China’s changing landscape calls for an adjustment in how we engage with it. Germany views China as a partner, competitor, and systemic rival. German companies face market access restrictions, unequal competition conditions, and forced technology transfers in China. Additionally, China’s data legislation raises concerns about data privacy and security.
With the publication of the German Government’s China Strategy, stakeholders from Germany are must now contemplate the potential new developments and challenges that may arise, and the aspects they need to consider regarding their relations with China. It remains to be seen how this strategy will be implemented and to what extent it will lead to an adjustment in the approach towards China. In this context, important questions are raised concerning the potential opportunities and risks in economic relations, as well as the significance of technology partnerships and geopolitical considerations.
The German Government’s China Strategy aims to adapt the government’s approach and safeguard the interests of Germany and Europe. It encompasses bilateral relations, strengthening the EU, and international cooperation. Emphasizing fairness, sustainability, and reciprocity, it seeks to mitigate risks through De-Risking while avoiding complete economic decoupling.
The strategy emphasizes fair competition with China. De-Risking and diversifying supply chains aim to reduce Germany’s economic vulnerability. Critical dependencies on China, particularly in metals, rare earths, lithium batteries, photovoltaics, and (veterinary) pharmaceuticals, are analysed, with the government planning to support alternative and sustainable sources.
Boosting Germany and Europe’s innovation in green technologies aims to expand production capacities. Protecting and advancing key technologies like semiconductors, artificial intelligence, and green technologies is a priority. Research policy will be reinforced by increased investments in research and development, reaching 3.5% of GDP by 2025.
Investment reviews and export controls are designed to address security risks and prevent unwanted technology transfers. Companies are encouraged to consider geopolitical risks in their decisions. Scrutiny of foreign investment aims to preserve independence in security-critical sectors and relevant areas for public supply. Fair regulation and unrestricted cross-border data flow are sought in cyberspace, alongside measures to strengthen resilience against hybrid threats, especially economic and scientific espionage.

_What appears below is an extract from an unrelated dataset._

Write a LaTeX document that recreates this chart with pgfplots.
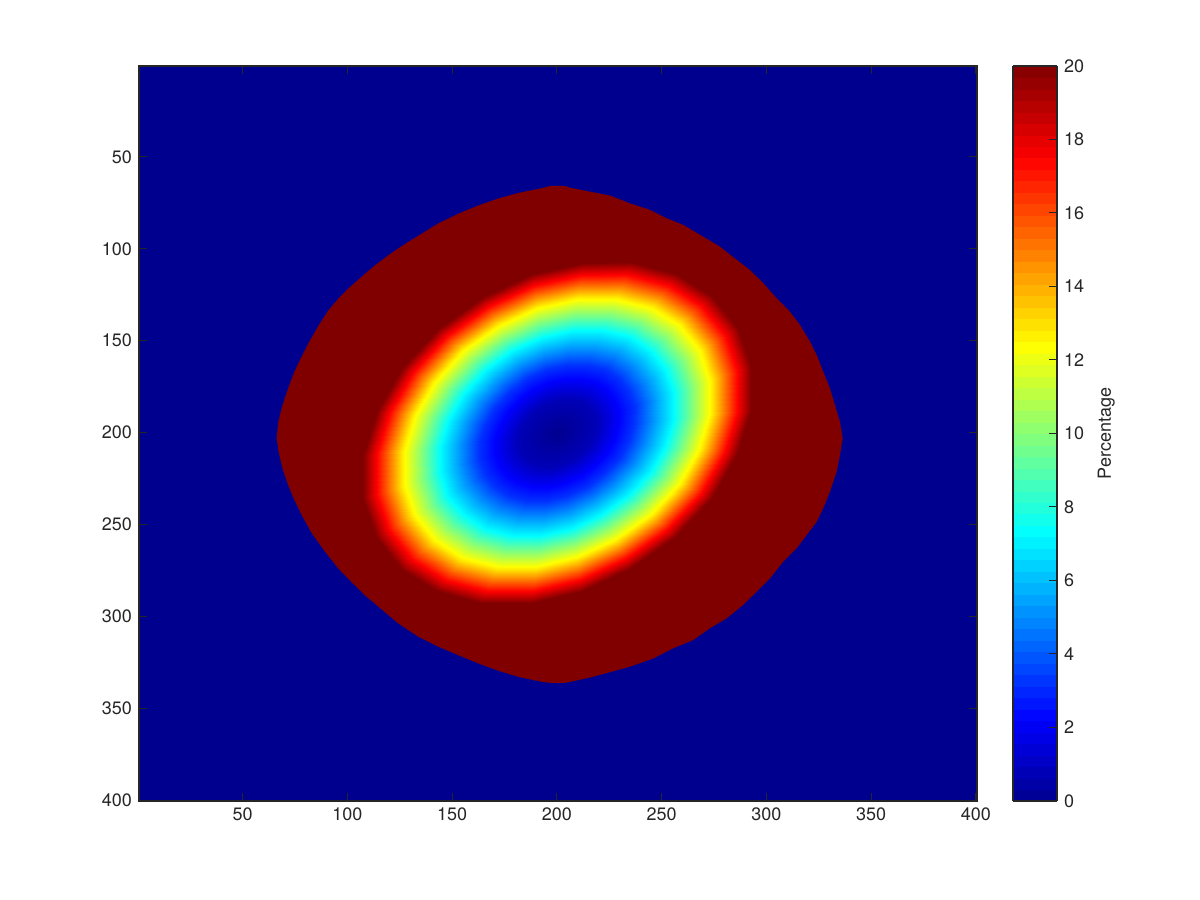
\documentclass[border=0pt]{standalone}
\usepackage{fontspec}
\setmainfont{TeX Gyre Heros}
\usepackage{pgfplots}
\usepackage{pgfplotstable}
\pgfplotsset{compat=1.18}
\definecolor{jetlo}{RGB}{0,0,143}
\definecolor{jethi}{RGB}{128,0,0}
\definecolor{axgray}{RGB}{38,38,38}

% elliptical polar grid: one scanline per angle, radius 0, .2, .4, .6, .8, 1
\pgfplotstableread{
x y v
200.00 200.00 0
214.85 185.15 0.8
229.70 170.30 3.2
244.55 155.45 7.2
259.40 140.60 12.8
274.25 125.75 20

200.00 200.00 0
217.27 188.59 0.8
234.54 177.17 3.2
251.81 165.76 7.2
269.08 154.34 12.8
286.35 142.93 20

200.00 200.00 0
218.52 192.80 0.8
237.03 185.59 3.2
255.55 178.39 7.2
274.06 171.18 12.8
292.58 163.98 20

200.00 200.00 0
218.50 197.50 0.8
237.00 195.00 3.2
255.50 192.50 7.2
274.00 190.00 12.8
292.50 187.50 20

200.00 200.00 0
217.22 202.37 0.8
234.44 204.75 3.2
251.67 207.12 7.2
268.89 209.50 12.8
286.11 211.87 20

200.00 200.00 0
214.77 207.08 0.8
229.54 214.17 3.2
244.32 221.25 7.2
259.09 228.34 12.8
273.86 235.42 20

200.00 200.00 0
211.31 211.31 0.8
222.63 222.63 3.2
233.94 233.94 7.2
245.26 245.26 12.8
256.57 256.57 20

200.00 200.00 0
207.08 214.77 0.8
214.17 229.54 3.2
221.25 244.32 7.2
228.34 259.09 12.8
235.42 273.86 20

200.00 200.00 0
202.37 217.22 0.8
204.75 234.44 3.2
207.12 251.67 7.2
209.50 268.89 12.8
211.87 286.11 20

200.00 200.00 0
197.50 218.50 0.8
195.00 237.00 3.2
192.50 255.50 7.2
190.00 274.00 12.8
187.50 292.50 20

200.00 200.00 0
192.80 218.52 0.8
185.59 237.03 3.2
178.39 255.55 7.2
171.18 274.06 12.8
163.98 292.58 20

200.00 200.00 0
188.59 217.27 0.8
177.17 234.54 3.2
165.76 251.81 7.2
154.34 269.08 12.8
142.93 286.35 20

200.00 200.00 0
185.15 214.85 0.8
170.30 229.70 3.2
155.45 244.55 7.2
140.60 259.40 12.8
125.75 274.25 20

200.00 200.00 0
182.73 211.41 0.8
165.46 222.83 3.2
148.19 234.24 7.2
130.92 245.66 12.8
113.65 257.07 20

200.00 200.00 0
181.48 207.20 0.8
162.97 214.41 3.2
144.45 221.61 7.2
125.94 228.82 12.8
107.42 236.02 20

200.00 200.00 0
181.50 202.50 0.8
163.00 205.00 3.2
144.50 207.50 7.2
126.00 210.00 12.8
107.50 212.50 20

200.00 200.00 0
182.78 197.63 0.8
165.56 195.25 3.2
148.33 192.88 7.2
131.11 190.50 12.8
113.89 188.13 20

200.00 200.00 0
185.23 192.92 0.8
170.46 185.83 3.2
155.68 178.75 7.2
140.91 171.66 12.8
126.14 164.58 20

200.00 200.00 0
188.69 188.69 0.8
177.37 177.37 3.2
166.06 166.06 7.2
154.74 154.74 12.8
143.43 143.43 20

200.00 200.00 0
192.92 185.23 0.8
185.83 170.46 3.2
178.75 155.68 7.2
171.66 140.91 12.8
164.58 126.14 20

200.00 200.00 0
197.63 182.78 0.8
195.25 165.56 3.2
192.88 148.33 7.2
190.50 131.11 12.8
188.13 113.89 20

200.00 200.00 0
202.50 181.50 0.8
205.00 163.00 3.2
207.50 144.50 7.2
210.00 126.00 12.8
212.50 107.50 20

200.00 200.00 0
207.20 181.48 0.8
214.41 162.97 3.2
221.61 144.45 7.2
228.82 125.94 12.8
236.02 107.42 20

200.00 200.00 0
211.41 182.73 0.8
222.83 165.46 3.2
234.24 148.19 7.2
245.66 130.92 12.8
257.07 113.65 20

200.00 200.00 0
214.85 185.15 0.8
229.70 170.30 3.2
244.55 155.45 7.2
259.40 140.60 12.8
274.25 125.75 20
}\ellipsegrid

\begin{document}
\begin{tikzpicture}
\path[use as bounding box] (-69.5pt,-49.5pt) rectangle (530.5pt,400.5pt);
\begin{axis}[
  at={(0pt,0pt)}, anchor=south west,
  scale only axis, width=419pt, height=367.5pt,
  xmin=0.5, xmax=400.5, ymin=0.5, ymax=400.5,
  y dir=reverse, enlargelimits=false, axis on top,
  xtick={50,100,...,400}, ytick={50,100,...,400},
  tick align=inside, major tick length=4pt,
  axis line style={axgray, line width=0.6pt},
  tick style={axgray, line width=0.5pt},
  ticklabel style={font=\fontsize{9}{10}\selectfont, text=axgray},
  /pgf/number format/assume math mode=true,
  axis background/.style={fill=jetlo},
  colormap={mjet}{rgb255(0pt)=(0,0,143); rgb255(7pt)=(0,0,255); rgb255(23pt)=(0,255,255); rgb255(39pt)=(255,255,0); rgb255(55pt)=(255,0,0); rgb255(63pt)=(128,0,0)},
  point meta min=0, point meta max=20,
  colorbar sampled,
  colorbar shift/.style={xshift=18pt},
  colorbar style={
    at={(parent axis.north east)}, anchor=north west,
    width=22pt, samples=65,
    ytick={0,2,...,20},
    tick align=inside, major tick length=4pt,
    ytick pos=right, yticklabel pos=right,
    axis line style={axgray, line width=0.6pt},
    tick style={axgray, line width=0.5pt},
    ticklabel style={font=\fontsize{9}{10}\selectfont, text=axgray},
    /pgf/number format/assume math mode=true,
    ylabel={Percentage},
    ylabel style={font=\fontsize{9}{10}\selectfont, text=axgray},
  },
]
\addplot[draw=none, fill=jethi] coordinates {
(196.7,65.8) (203.8,65.8) (206.2,66.7) (215.8,68.9) (225.3,71.0) (234.8,75.2)
(244.4,78.8) (252.4,83.4) (260.3,87.0) (269.8,93.4) (277.8,98.8) (285.8,106.0)
(292.1,111.5) (298.5,118.7) (304.9,126.9) (311.2,134.2) (316.0,141.4)
(320.8,150.5) (324.0,157.8) (327.1,166.8) (330.3,175.9) (332.7,185.0)
(335.1,194.1) (336.4,203.1) (335.1,212.2) (333.5,221.3) (330.3,232.2)
(327.1,241.2) (324.0,248.5) (319.2,255.7) (314.4,263.0) (308.0,270.3)
(301.7,279.3) (295.3,286.6) (288.9,293.8) (281.0,301.1) (273.0,306.5)
(265.1,312.9) (255.5,317.4) (246.0,322.9) (234.8,327.4) (225.3,330.4)
(215.8,333.3) (206.2,335.7) (203.8,336.2) (196.7,336.2)
(192.7,335.6) (181.5,332.9) (172.0,329.6) (162.4,325.6) (152.9,321.1)
(143.3,316.5) (133.8,311.1) (124.2,303.8) (116.3,296.2) (108.4,288.6)
(102.0,281.4) (95.6,273.9) (89.3,264.8) (82.9,254.6) (78.4,245.4)
(74.6,236.6) (71.7,228.5) (69.0,219.6) (67.2,210.8) (66.2,203.1)
(67.0,194.1) (69.0,185.0) (71.7,175.9) (74.7,166.8) (78.1,158.7)
(81.8,150.5) (86.3,141.6) (90.8,133.6) (95.8,126.9) (101.0,121.0)
(106.8,115.1) (113.3,108.8) (120.6,102.6) (127.4,97.4) (134.5,92.4)
(143.3,86.2) (152.9,80.9) (162.4,76.4) (172.0,72.6) (181.5,69.6)
(192.7,67.0)
} -- cycle;
\addplot[surf, shader=interp, mesh/cols=6, point meta=\thisrow{v}]
  table[x=x, y=y] {\ellipsegrid};
\end{axis}
\end{tikzpicture}
\end{document}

The German government’s China Strategy demonstrates a balanced understanding of the challenges and opportunities in the relationship, even though it clearly represents a compromise among the coalition parties. It emphasizes fair and sustainable economic ties, technology transfer, and industrial espionage protection. Reducing supply chain vulnerability and diversifying sources aim to strengthen economic resilience, although securing key technologies may affect international technology partnerships.
De-Risking seeks to mitigate economic risks and promote sustainable investments. However, companies are urged by the government to consider geopolitical risks, which may lead to uncertainties and costs in dealing with China and other countries.
Investment reviews and export controls may lead to longer approval processes and investment limitations, potentially affecting investment flow and corporate plannability. Existing business plans and partnerships could be impacted.
International businesses require a balanced and investment-friendly approach to harness the full potential of foreign investments, ensuring an attractive investment climate and promoting international cooperation.
Though the strategy lacks specific details on certain aspects, such as how the government plans to support the industry in diversifying sustainable sources, it is commendable that the government has made internal structural considerations. A deeper coordination within existing structures has been initiated, with a State Secretaries Roundtable for China established and regular inter-ministerial coordination set to take place. The government will provide regular updates on the progress of the China Strategy, involving the Bundestag and other key stakeholders, including the Federal States. Continuous engagement with business associations, companies, and unions is envisaged.
Germany primarily relies on Brussels for its China policy, positioning itself as a supportive element rather than an individual actor, which is partially realistic. Coordinated EU policies must be pursued in implementing the China Strategy to achieve fairer trade conditions and address challenges in China relations. Whether this can be achieved without additional financial resources, which are not currently planned, remains to be seen.